A operação policial mais letal da história do Rio de Janeiro, ocorrida no Jacarezinho, na Zona Norte, completou um ano nesta sexta-feira (6). A Chacina do Jacarezinho, como é conhecida, terminou com 28 mortos, entre eles o policial civil André Frias, além de cinco outros feridos. A operação afetou a rotina de moradores, traumatizou crianças que presenciaram tudo e parou a circulação da população pela cidade.
Desde aquele 6 de maio até hoje, pouca coisa mudou. Um ano após a Chacina do Jacarezinho, a Região Metropolitana do Rio concentrou 47 outras chacinas, que mataram 174 pessoas. 33 dessas chacinas ocorreram durante ação/operação policial, resultando em 126 mortos, segundo dados do Instituto Fogo Cruzado.
Para Cecília Olliveira, diretora executiva do Instituto Fogo Cruzado, operações policiais que terminam com muitas mortes, como a ocorrida no Jacarezinho, evidenciam a falta de planejamento e de prioridades. “É preciso que as operações policiais sejam orientadas por estratégia, inteligência e responsabilidade com a vida dos moradores. Os impactos dessas ações policiais sem o devido planejamento vão além das mortes, impactam na rotina e a população.

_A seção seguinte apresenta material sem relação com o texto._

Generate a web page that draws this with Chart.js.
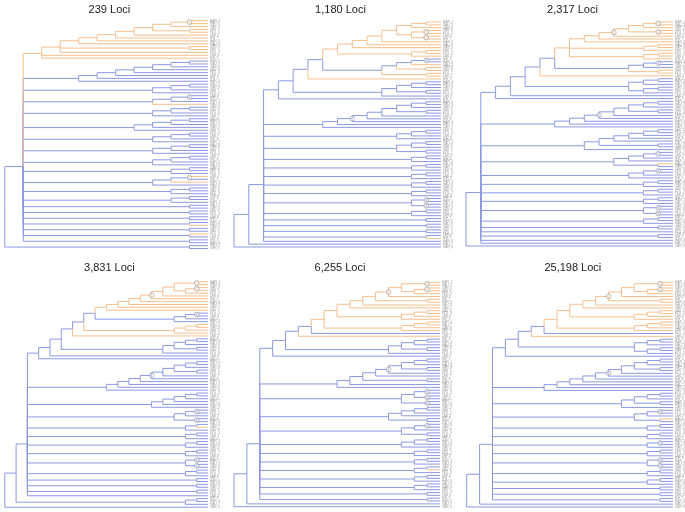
<!DOCTYPE html>
<html>
<head>
<meta charset="utf-8">
<script src="https://cdn.jsdelivr.net/npm/chart.js@4"></script>
<style>
body{margin:0;background:#fff}
#wrap{position:relative;width:685px;height:512px;background:#fff}
canvas{position:absolute}
</style>
</head>
<body>
<div id="wrap"></div>
<script>
// panel titles
const titles=["239 Loci","1,180 Loci","2,317 Loci","3,831 Loci","6,255 Loci","25,198 Loci"]

// tree topologies, one string per piece: ( ) = clade, b = blue tip, o = orange tip, * = circled node
const tree1=[
  "((",
  "(((((((((oo)*o)(oo))o)o)o)o)(oo)o)oo)",
  "(((((((bb)b)b)b)b)b)b)",
  "(((bb)b)b)","(((bb)*b)o)","(((bb)b)b)",
  "((((bb)b)b)b)",
  "(((bb)b)b)","(((bb)b)b)","(((bb)b)b)",
  "((bb)b)","(((ob)*o)b)","((bb)b)","((bb)b)",
  "(bb)(bb)(bb)(bo)(bb)(ob)(bb)",
  ")(bb))"
]
const tree2=[
  "(((",
  "((((","(((((((oo)o)((oo)*(oo)*))o)o)o)((oo)o))","((((bb)*o)(oo))(oo))",")o)","((((bb)b)(bb))b)",")b)",
  "((((((((bb)b)(bb))b)b)b)*b)b)",
  "(((bb)b)b)","(((bb)b)(bb))",
  "((bb)b)","((bb)b)","((bb)b)","((bb)b)","((bb)b)",
  "((bb)*(bb)*)","((bb)b)",
  "(bb)(bb)(bb)(bo)","b",
  ")b)b)"
]
const tree3=[
  "((",
  "((((((","((((((oo)*o)(oo)*)o)*o)o)","((oo)o)((oo)o))","(((bb)*b)(oo))",")o)","(((bb)b)((bb)b))",")b)b)",
  "((((((((bb)b)(bb))b)b)*b)b)b)",
  "((((((bb)b)b)b)(bb))b)",
  "((((bb)*b)b)(ob))",
  "(((bb)*b)b)",
  "((bb)b)","((bb)b)","((bb)b)",
  "((bb)*(bb)*)","((bb)b)",
  "(bb)b(bb)bb",
  ")b)"
]
const tree4=[
  "(((",
  "((((((","((((((((oo)*((oo)*o))o)o)*o)o)o)o)","(((bb)*b)b))","(((oo)o)o))","o)","((((bb)b)(bb))b))","b)b)",
  "(((((((((bb)b)(bb))b)b)*b)b)b)b)",
  "(((((bb)b)b)b)b)",
  "(((bb)*b)(bb)*)",
  "((bo)b)","((bb)b)","((bb)b)","((bb)b)",
  "((bb)*(bb)*)","((bb)b)",
  "(bb)(bb)(bb)b",
  ")((bb)b))b)"
]
const tree5=[
  "(((",
  "(((((((","(((((oo)*((oo)*o))o)*(oo))o)","o)","(((oo)o)o))","(((oo)o)o))","b)","o)","((((bb)b)(bb))b))","b)",
  "((((((((bb)b)(bb))b)*b)(bb))b)b)",
  "(((bb)*(bb)*)(bb)*)",
  "((((bb)b)b)(bb))",
  "(((bb)*b)(bb))",
  "(((bb)b)b)",
  "((bb)b)","((bb)b)","((bo)b)","((bb)b)","((bb)b)",
  "(bb)(bb)",
  ")b)b)"
]
const tree6=[
  "(((",
  "(((((((","(((((oo)*((oo)*o))o)(oo))*o)","o)","(((oo)o)o))","(((oo)o)o))","b)","o)","(((bb)b)((bb)b)))","b)",
  "((((((((((bb)b)(bb))b)b)*b)b)b)b)b)",
  "((((bb)b)(bb))b)",
  "(((bb)*b)(ob))",
  "((bb)b)","((bb)b)","((bb)*b)","((bb)b)",
  "((bb)*(bb)*)","((bb)b)","((bb)b)",
  "(bb)(bb)(bb)",
  ")b)b)"
]
const tipCodes=["HAW","MAU","OAH","KAU","MOL","LAN","NIH"]

const blue="#8b99e3"
const orange="#f6bf8d"

// where each panel sits and where its tree area goes (page pixels)
const panels=[
  {tree:tree1,left:0,  top:0,  w:228,h:255,area:[2.7,20.7,208,248.5],titleY:9.5},
  {tree:tree2,left:228,top:0,  w:228,h:255,area:[234,22,441,247],titleY:9.5},
  {tree:tree3,left:456,top:0,  w:229,h:255,area:[466,22,673,246],titleY:9.5},
  {tree:tree4,left:0,  top:255,w:228,h:257,area:[2.7,281.7,208,508.3],titleY:267.5},
  {tree:tree5,left:228,top:255,w:228,h:257,area:[234,282.3,440,506.7],titleY:267.5},
  {tree:tree6,left:456,top:255,w:229,h:257,area:[466.7,282.3,673,507],titleY:267.5}
]

parseTree=(str)=>{
  var s=str.replace(/\s/g,''), i=0
  function node(){
    if(s[i]=='('){
      i++
      var n={children:[]}
      while(i<s.length && s[i]!=')') n.children.push(node())
      i++
      if(s[i]=='*'){n.mark=true;i++}
      return n
    }
    var c=s[i++]
    return {leaf:true,orange:c=='o'}
  }
  return node()
}

// tips in order, inner nodes at the mean height of their children
layoutTree=(root)=>{
  var leaves=[]
  function walk(n){
    if(n.leaf){n.y=leaves.length;n.h=0;leaves.push(n);return}
    n.children.forEach(walk)
    n.h=1+Math.max(...n.children.map(c=>c.h))
    n.y=n.children.reduce((a,c)=>a+c.y,0)/n.children.length
    n.orange=n.children.every(c=>c.orange)
  }
  walk(root)
  return leaves
}

branches=(root)=>{
  var H=root.h, b=[], o=[], marks=[]
  function go(n){
    n.x=H-n.h
    if(n.mark) marks.push({x:n.x,y:n.y})
    ;(n.children||[]).forEach(c=>{
      c.x=H-c.h
      var arr=c.orange?o:b
      arr.push({x:n.x,y:n.y},{x:n.x,y:c.y},{x:c.x,y:c.y},{x:n.x,y:null})
      go(c)
    })
  }
  go(root)
  return {b:b,o:o,marks:marks}
}

drawPanel=(p,k)=>{
  var root=parseTree(p.tree.join(''))
  var leaves=layoutTree(root)
  var segs=branches(root)
  var H=root.h
  var ele=document.createElement('canvas')
  ele.width=p.w; ele.height=p.h
  ele.style.left=p.left+'px'; ele.style.top=p.top+'px'
  document.getElementById('wrap').append(ele)
  var pad={
    left:p.area[0]-p.left,
    top:p.area[1]-p.top,
    right:p.left+p.w-p.area[2],
    bottom:p.top+p.h-p.area[3]
  }
  var textPlugin={
    id:'texts'+k,
    afterDraw(chart){
      var ctx=chart.ctx, xs=chart.scales.x, ys=chart.scales.y, ca=chart.chartArea
      ctx.save()
      ctx.font='3px "Liberation Sans", Arial'
      ctx.fillStyle='#9a9a9a'
      ctx.textBaseline='middle'
      ctx.textAlign='left'
      leaves.forEach((lf,j)=>{
        ctx.fillText(tipCodes[j%tipCodes.length]+'_'+(j%9+1),xs.getPixelForValue(H)+2,ys.getPixelForValue(lf.y))
      })
      ctx.font='11px "Liberation Sans", Arial'
      ctx.fillStyle='#222'
      ctx.textAlign='center'
      ctx.fillText(titles[k],(ca.left+ca.right)/2+3,p.titleY-p.top)
      ctx.restore()
    }
  }
  new Chart(ele.getContext('2d'),{
    type:'scatter',
    data:{datasets:[
      {data:segs.marks,showLine:false,pointRadius:2.4,pointStyle:'circle',borderColor:'#a8a8a8',
       backgroundColor:'rgba(255,255,255,0.4)',borderWidth:0.8,order:0,clip:false},
      {data:segs.o,showLine:true,stepped:true,spanGaps:false,borderColor:orange,borderWidth:1,pointRadius:0,order:1,clip:false},
      {data:segs.b,showLine:true,stepped:true,spanGaps:false,borderColor:blue,borderWidth:1,pointRadius:0,order:2,clip:false}
    ]},
    options:{
      responsive:false,
      animation:false,
      devicePixelRatio:1,
      events:[],
      layout:{padding:pad},
      scales:{
        x:{type:'linear',min:0,max:H,display:false},
        y:{type:'linear',min:0,max:leaves.length-1,reverse:true,display:false}
      },
      plugins:{legend:{display:false},tooltip:{enabled:false},title:{display:false}}
    },
    plugins:[textPlugin]
  })
}

panels.forEach(drawPanel)
</script>
</body>
</html>
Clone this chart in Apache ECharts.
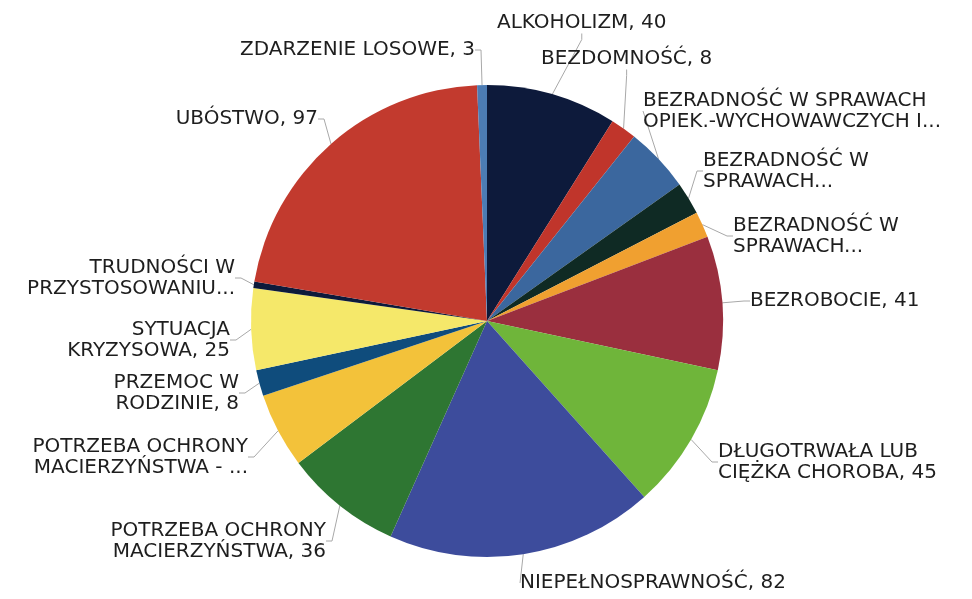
<!DOCTYPE html>
<html>
<head>
<meta charset="utf-8">
<script src="https://cdn.jsdelivr.net/npm/echarts@6/dist/echarts.min.js"></script>
<style>
html,body{margin:0;padding:0;background:#fff;}
#chart{width:972px;height:599px;}
</style>
</head>
<body>
<div id="chart"></div>
<script>
// kategorie i wartosci (kolejnosc zgodnie z ruchem wskazowek zegara od gory)
var categories = [
    'ALKOHOLIZM',
    'BEZDOMNOŚĆ',
    'BEZRADNOŚĆ W SPRAWACH\nOPIEK.-WYCHOWAWCZYCH I...',
    'BEZRADNOŚĆ W\nSPRAWACH...',
    'BEZRADNOŚĆ W\nSPRAWACH...',
    'BEZROBOCIE',
    'DŁUGOTRWAŁA LUB\nCIĘŻKA CHOROBA',
    'NIEPEŁNOSPRAWNOŚĆ',
    'POTRZEBA OCHRONY\nMACIERZYŃSTWA',
    'POTRZEBA OCHRONY\nMACIERZYŃSTWA - ...',
    'PRZEMOC W\nRODZINIE',
    'SYTUACJA\nKRYZYSOWA',
    'TRUDNOŚCI W\nPRZYSTOSOWANIU...',
    'UBÓSTWO',
    'ZDARZENIE LOSOWE'
];
var values = [40, 8, 20, 10, 8, 41, 45, 82, 36, 23, 8, 25, 2, 97, 3];
var colors = ['#0d1a3b', '#c0352b', '#3b679e', '#0f2a24', '#f0a030', '#9a2f3e', '#6fb53a',
    '#3d4c9c', '#2e7632', '#f3c23a', '#0f4c7c', '#f5e86a', '#0d1a3b', '#c23a2e', '#4c7cb4'];

// polozenie etykiet: [x, y, wyrownanie]
var labelPos = [
    [497, 23, 'left'], [541, 59, 'left'], [643, 111, 'left'], [703, 171, 'left'],
    [733, 236, 'left'], [750, 301, 'left'], [718, 462, 'left'], [520, 583, 'left'],
    [326, 541, 'right'], [248, 457, 'right'], [239, 393, 'right'], [230, 340, 'right'],
    [235, 278, 'right'], [318, 119, 'right'], [475, 50, 'right']
];

var data = [];
for (var i = 0; i < values.length; i++) {
    data.push({name: categories[i], value: values[i], itemStyle: {color: colors[i]}});   //kolor na element, bo nazwy sie powtarzaja
}

var option = {
    animation: false,
    series: [
        {
            type: 'pie',
            center: [487, 321],
            radius: 236,
            startAngle: 90,
            clockwise: true,
            avoidLabelOverlap: false,
            itemStyle: {
                borderWidth: 0
            },
            label: {
                show: true,
                color: '#1e1e1e',
                fontFamily: 'DejaVu Sans',
                fontSize: 20,
                lineHeight: 21,
                formatter: function (p) {
                    if (p.name.slice(-3) == '...') return p.name;
                    return p.name + ', ' + p.value;
                }
            },
            labelLine: {
                show: true,
                length: 8,
                length2: 6,
                lineStyle: {color: '#a8a8a8', width: 1}
            },
            labelLayout: function (params) {
                var pos = labelPos[params.dataIndex];
                return {
                    x: pos[0],
                    y: pos[1],
                    align: pos[2],
                    verticalAlign: 'middle'
                };
            },
            data: data
        }
    ]
};

var myChart = echarts.init(document.getElementById('chart'));
option && myChart.setOption(option);
</script>
</body>
</html>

Pessoas baleadas até dentro do metrô. Isso não pode ser aceitável”.
Um ano depois da operação, 10 das 13 investigações do Ministério Público foram arquivadas, duas foram aceitas e uma segue em andamento. Isso significa que 23 mortes das 28 mortes tiveram inquéritos arquivados.
Para a operação policial no Jacarezinho, foram utilizados 250 policiais, quatro blindados e dois helicópteros, mas apenas dois agentes da Coordenadoria de Recursos Especiais (Core) envolvidos na operação cumprem medida cautelar, dentre as quais estão o afastamento da função pública externa e de toda e qualquer atividade policial no bairro onde se deram os fatos.
Medo e trauma
Até o momento, somente um dos 13 inquéritos resultou em denúncia: a morte de Omar Pereira da Silva, de 21 anos, dentro do quarto de uma menina de 9 anos. O impacto emocional foi tão grande que, por dias, ela não quis dormir em casa. “Ele entrou na casa baleado, se escondendo. Entrou no quarto da minha filha, deitou na cama dela e se cobriu. Entrou um policial, todo de preto, sem o nome, e foi falando: 'Cadê, cadê a pistola?'. Quando cheguei na sala, de costas, com a minha filha na frente, ele efetuou os disparos. Acho que foram três disparos. Eu protegi ela (a filha) com o meu corpo”, revelou o pai da menina na época.
A vida de Michele também foi afetada. A noiva, que se maquiava para o casamento, só conseguiu sair de casa minutos antes da cerimônia, quando os tiros cessaram. Uma outra mulher, que estava com cesariana agendada, teve que traçar rota alternativa para conseguir sair de casa.
Entre os cinco feridos durante operação policial no durante a operação no Jacarezinho, estavam dois policiais civis, um morador foi atingido no pé, quando estava dentro de casa e dois passageiros do metrô, que foram atingidos por balas perdidas dentro de um vagão da linha 2, na altura da estação Triagem.
Cecília Olliveira reforça que os impactos de uma operação policial sem planejamento vão além das mortes e afetam diretamente a rotina dos moradores de favelas. “Crianças precisam fazer tratamento psicológico por presenciarem cenas de violência, passageiros que são baleados dentro de metrô, mães que perdem emprego porque não conseguem ir ao trabalho, e por aí vai. Não é só uma operação. Não é só as pessoas procuradas. É a sociedade toda”.
Cidade Integrada
Em 19 de janeiro deste ano, o Governo do Estado deu início no Jacarezinho ao Cidade Integrada, ação que prevê obras estruturais de responsabilidade da prefeitura. Com blindados da polícia numa ocupação com mais de mil agentes de segurança no Jacarezinho, o início da ação deixou moradores da região com medo e recebeu denúncias de invasão, torturas e ameaças. Em 2021, o Jacarezinho ocupou apenas a 64ª posição entre os bairros da Região Metropolitana do Rio de Janeiro com mais tiroteios, segundo o Relatório Anual de 2021 do Instituto Fogo Cruzado.